For crypto users and investors, the fear of having their funds stolen is a crippling one, especially given how news of crypto thefts have been making headlines in recent months. If one wants to take care of this problem in terms of storage, most experts will advise them to use cold storage. What is it? What makes it so secure? Are there any downsides to it? Let’s have a look:
What is cold storage for cryptocurrencies?
One’s ownership of bitcoins or any other cryptocurrencies is only as good as their holding of the private keys to these coins. Now, if these private keys are stored on wallets hosted by third party service providers or crypto exchanges, then the security of one’s crypto holdings becomes open to a great deal of risk. Cyber attacks, server crashes, minor coding flaws in the hosting platform, malwares etc. can make these private keys susceptible to theft, loss or deletion. The solution to all these issues is the use of cold storage wallets, which basically means generating one’s private keys to be stored offline, far away from any internet connection, that can open them up to phishers or scammers.
There are four main ways to store bitcoins in cold storage. The first and simplest one is to use a paper wallet, where the keys are simply written or printed out on a piece of paper and stored in a physical location. It is, needless to say, free of cost, and utterly convenient for someone who doesn’t want to go through the hassle of getting an electronic wallet. The second kind involves storing the private keys in a hardware wallet like Trezor or Ledger Nano S. These are electronic devices meant to sign transactions using the private keys to crypto holdings. The keys are stored offline and the devices provide the option of taking the help of a backup seed key to restore one’s crypto holdings in case the device is lost or damaged. The last two ways to store crypto in cold storage involves using a USB drive or simply your desktop computer without an internet connection.
Pros of Using Cold Storage:
1. Security: The very USP of cold storage is the guarantee of security it provides. Since it is not connected to the internet, it simply means that scammers cannot get to it using malwares and other web-based ways of swindling their ways into one’s account or device to siphon off their funds.

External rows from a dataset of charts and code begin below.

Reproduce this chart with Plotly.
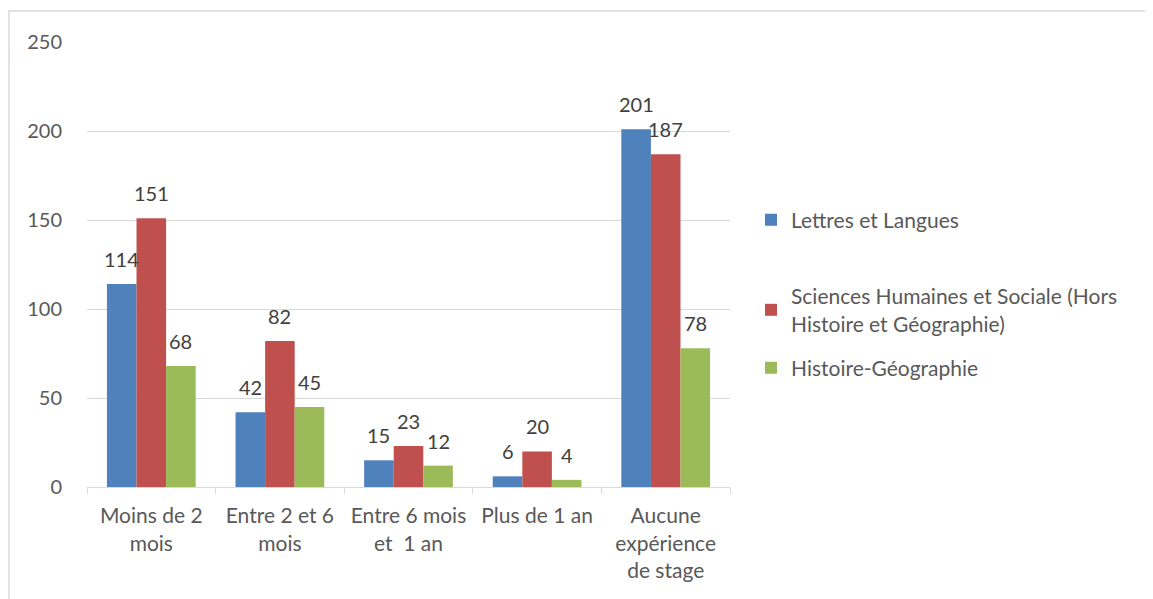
import plotly.graph_objects as go

categories = ["Moins de 2<br>mois", "Entre 2 et 6<br>mois", "Entre 6 mois<br>et  1 an",
              "Plus de 1 an", "Aucune<br>expérience<br>de stage"]
lettres = [114, 42, 15, 6, 201]
sciences = [151, 82, 23, 20, 187]
histoire = [68, 45, 12, 4, 78]

series = [
    ("Lettres et Langues", lettres, "#4f81bd"),
    ("Sciences Humaines et Sociale (Hors<br>Histoire et Géographie)", sciences, "#c0504d"),
    ("Histoire-Géographie", histoire, "#9bbb59"),
]

FONT = "Lato"
FS_NUM = 20   # digits (axis values, data labels)
FS_TXT = 21   # category labels and legend
BARGAP = 0.31

# page body adds an 8px offset, so design coords = screen coords - 8
L, R, T, B = 79, 722, 34, 479
W, H = R - L, B - T

legend_names = ["legend", "legend2", "legend3"]
legend_y = [212, 302, 360]  # centres of legend entries (design px)

fig = go.Figure()
bar_w = (1 - BARGAP) / len(series)
for k, (name, vals, col) in enumerate(series):
    fig.add_trace(go.Bar(
        x=categories, y=vals, name=name, legend=legend_names[k],
        marker=dict(color=col, line=dict(width=0)),
    ))
    # data labels above each bar
    off = (k - (len(series) - 1) / 2) * bar_w
    for i, v in enumerate(vals):
        fig.add_annotation(
            x=i + off, y=v, xref="x", yref="y", text=str(v), showarrow=False,
            yanchor="bottom", yshift=11,
            font=dict(family=FONT, size=FS_NUM, color="#404040"),
        )

layout_legends = {}
for k, ln in enumerate(legend_names):
    layout_legends[ln] = dict(
        x=(743 - L) / W, y=(B - legend_y[k]) / H, xanchor="left", yanchor="middle",
        font=dict(family=FONT, size=FS_TXT, color="#595959"),
        itemwidth=30, bgcolor="rgba(0,0,0,0)",
    )

fig.update_layout(
    width=1153, height=599,
    margin=dict(l=L, r=1153 - R, t=T, b=599 - B),
    paper_bgcolor="white", plot_bgcolor="white",
    barmode="group", bargap=BARGAP, bargroupgap=0,
    font=dict(family=FONT, size=FS_NUM, color="#595959"),
    showlegend=True,
    **layout_legends,
)
fig.update_xaxes(
    showline=True, linecolor="#d9d9d9", linewidth=1,
    ticks="outside", tickson="boundaries", ticklen=6, tickcolor="#d9d9d9",
    showgrid=False, ticklabelstandoff=10, tickangle=0, automargin=False,
    tickfont=dict(family=FONT, size=FS_TXT, color="#595959"),
)
fig.update_yaxes(
    range=[0, 250], dtick=50, showgrid=True, gridcolor="#d9d9d9", gridwidth=1,
    zeroline=False, showline=False, ticks="", automargin=False,
    ticklabelstandoff=24,
    tickfont=dict(family=FONT, size=FS_NUM, color="#595959"),
)

# outer chart frame (cropped on right and bottom like the original)
fig.add_shape(
    type="rect", xref="paper", yref="paper",
    x0=(1 - L) / W, x1=(1180 - L) / W,
    y0=(B - 640) / H, y1=(B - 3) / H,
    line=dict(color="#d9d9d9", width=1.5), fillcolor="rgba(0,0,0,0)", layer="below",
)

fig.write_html("out.html")
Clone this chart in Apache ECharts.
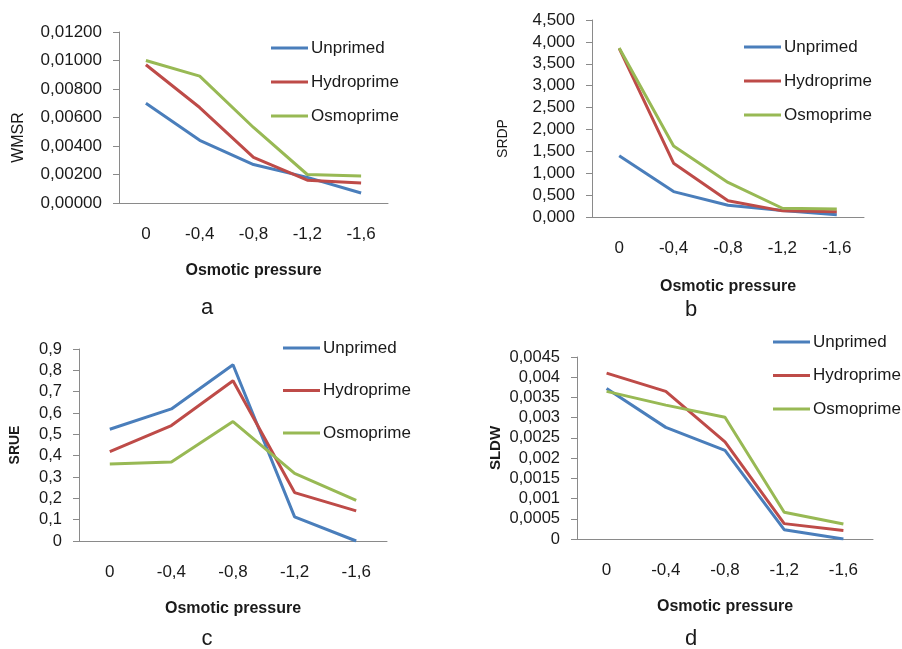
<!DOCTYPE html>
<html>
<head>
<meta charset="utf-8">
<script src="https://cdn.jsdelivr.net/npm/echarts@6/dist/echarts.min.js"></script>
<style>html,body{margin:0;padding:0;background:#fff;}#c{width:902px;height:649px;}</style>
</head>
<body>
<div id="c"></div>
<script>
var categories = ['0', '-0,4', '-0,8', '-1,2', '-1,6'];
var seriesNames = ['Unprimed', 'Hydroprime', 'Osmoprime'];

var wmsrUnprimed = [0.0070, 0.0044, 0.0027, 0.0018, 0.0007];
var wmsrHydroprime = [0.0097, 0.0067, 0.0032, 0.0016, 0.0014];
var wmsrOsmoprime = [0.0100, 0.0089, 0.0053, 0.0020, 0.0019];

var srdpUnprimed = [1.40, 0.58, 0.27, 0.15, 0.05];
var srdpHydroprime = [3.85, 1.23, 0.37, 0.14, 0.12];
var srdpOsmoprime = [3.86, 1.62, 0.79, 0.20, 0.18];

var srueUnprimed = [0.524, 0.619, 0.826, 0.113, 0.0];
var srueHydroprime = [0.419, 0.541, 0.751, 0.227, 0.141];
var srueOsmoprime = [0.361, 0.370, 0.560, 0.317, 0.191];

var sldwUnprimed = [0.00372, 0.00276, 0.00219, 0.00023, 0.0];
var sldwHydroprime = [0.00410, 0.00365, 0.00240, 0.00038, 0.00021];
var sldwOsmoprime = [0.00365, 0.00331, 0.00301, 0.00066, 0.00037];

var yNames = ['WMSR', 'SRDP', 'SRUE', 'SLDW'];
var captions = ['a', 'b', 'c', 'd'];
var xTitle = 'Osmotic pressure';

var colors = ['#4A7EBB', '#BE4B48', '#98B954'];
var FONT = 'Liberation Sans';
var AX = '#8a8a8a';
var TXT = '#1a1a1a';

var panelData = [
  [wmsrUnprimed, wmsrHydroprime, wmsrOsmoprime],
  [srdpUnprimed, srdpHydroprime, srdpOsmoprime],
  [srueUnprimed, srueHydroprime, srueOsmoprime],
  [sldwUnprimed, sldwHydroprime, sldwOsmoprime]
];

var grids = [
  {left: 119, right: 514, top: 32, bottom: 446},
  {left: 592, right: 38, top: 20, bottom: 432},
  {left: 79, right: 515, top: 349, bottom: 108},
  {left: 577, right: 29, top: 357, bottom: 110}
];
var yCfg = [
  {max: 0.012, interval: 0.002, fmt: function(v){return v.toFixed(5).replace('.', ',');}, fs: 17, nameBold: 'normal', nameSize: 16, nameGap: 92, namePad: [0, 40, 0, 0]},
  {max: 4.5, interval: 0.5, fmt: function(v){return v.toFixed(3).replace('.', ',');}, fs: 17, nameBold: 'normal', nameSize: 14, nameGap: 82, namePad: [0, 40, 0, 0]},
  {max: 0.9, interval: 0.1, fmt: function(v){return String(+v.toFixed(6)).replace('.', ',');}, fs: 16.5, nameBold: 'bold', nameSize: 14, nameGap: 57, namePad: 0},
  {max: 0.0045, interval: 0.0005, fmt: function(v){return String(+v.toFixed(6)).replace('.', ',');}, fs: 16.5, nameBold: 'bold', nameSize: 15, nameGap: 74, namePad: 0}
];
var xNameGap = [60, 62, 60, 60];
var legendPos = [
  {left: 271, top: 38, gap: 14},
  {left: 744, top: 37, gap: 14},
  {left: 283, top: 338, gap: 22.5},
  {left: 773, top: 332, gap: 13.5}
];
var captionPos = [[207, 297], [691, 299], [207, 628], [691, 628]];

var xAxes = [], yAxes = [], series = [], legends = [], titles = [];
for (var i = 0; i < 4; i++) {
  xAxes.push({
    type: 'category', gridIndex: i, data: categories, boundaryGap: true,
    axisLine: {lineStyle: {color: AX, width: 1}},
    axisTick: {show: false},
    axisLabel: {color: TXT, fontFamily: FONT, fontSize: 17, margin: 23},
    splitLine: {show: false},
    name: xTitle, nameLocation: 'middle', nameGap: xNameGap[i],
    nameTextStyle: {color: TXT, fontFamily: FONT, fontSize: 16, fontWeight: 'bold'}
  });
  var c = yCfg[i];
  yAxes.push({
    type: 'value', gridIndex: i, min: 0, max: c.max, interval: c.interval,
    axisLine: {show: true, lineStyle: {color: AX, width: 1}},
    axisTick: {show: true, length: 6, lineStyle: {color: AX}},
    axisLabel: {color: TXT, fontFamily: FONT, fontSize: c.fs, margin: 17, formatter: c.fmt},
    splitLine: {show: false},
    name: yNames[i], nameLocation: 'middle', nameGap: c.nameGap, nameRotate: 90,
    nameTextStyle: {color: TXT, fontFamily: FONT, fontSize: c.nameSize, fontWeight: c.nameBold, padding: c.namePad}
  });
  for (var s = 0; s < 3; s++) {
    series.push({
      type: 'line', name: seriesNames[s], xAxisIndex: i, yAxisIndex: i,
      data: panelData[i][s], showSymbol: false, symbol: 'none', smooth: false,
      lineStyle: {color: colors[s], width: 3}, itemStyle: {color: colors[s]},
      animation: false
    });
  }
  legends.push({
    orient: 'vertical', left: legendPos[i].left, top: legendPos[i].top, padding: 0,
    itemGap: legendPos[i].gap, itemWidth: 37, itemHeight: 3, icon: 'rect',
    data: seriesNames, selectedMode: false,
    textStyle: {color: TXT, fontFamily: FONT, fontSize: 17, lineHeight: 20, padding: [0, 0, 0, -2]}
  });
  titles.push({
    text: captions[i], left: captionPos[i][0], top: captionPos[i][1], textAlign: 'center', padding: 0,
    textStyle: {color: TXT, fontFamily: FONT, fontSize: 22, fontWeight: 'normal'}
  });
}

var chart = echarts.init(document.getElementById('c'), null, {renderer: 'canvas'});
chart.setOption({
  backgroundColor: '#ffffff',
  animation: false,
  color: colors,
  title: titles,
  legend: legends,
  grid: grids,
  xAxis: xAxes,
  yAxis: yAxes,
  series: series
});
</script>
</body>
</html>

2. Extremely cost-effective options: If one chooses to go for paper wallets, they can basically store their private keys absolutely free of cost. If one chooses to use less secure options like USB devices or simply one’s trusty old PC, the costs also remain extremely low.
3. Ease of Usage: The use of cold storage wallets tends to be extremely easy as they involve simply copying the keys or scanning the QR code from a paper wallet or carry out the transaction using the dedicated function of a hardware bitcoin wallet. There is no need to constantly worry about checking the security certification of the wallet’s web page, enabling and using 2-factor authentication and so on.
Cons of Using Cold Storage:
1. Susceptible to Physical Damage: Paper wallets can get torn, burnt or spoiled because of water damage. They also have a high likelihood of getting lost. Hardware bitcoin wallets also aren’t immune to water damage. Although backup seed keys are usually available for the hardware wallets, the physical damage still poses a significant degree of problem.
2. Security and cost-effectiveness are inversely proportional: The most secure cold storage options, the hardware wallets are somewhat expensive. The cheaper options on the other hand, provide lower levels of security. Anybody with physical access to one’s USB drive or paper wallet can steal the codes and desktop PCs can also be hacked to compromise the security of such funds. Therefore, these options, despite being free or cheap, must be guarded really well to prevent a security breach.
Overall, the cold storage options for bitcoins and other cryptocurrencies are rather useful during a time of rampant cryptocurrency scams , giving a user quite the bang for his buck.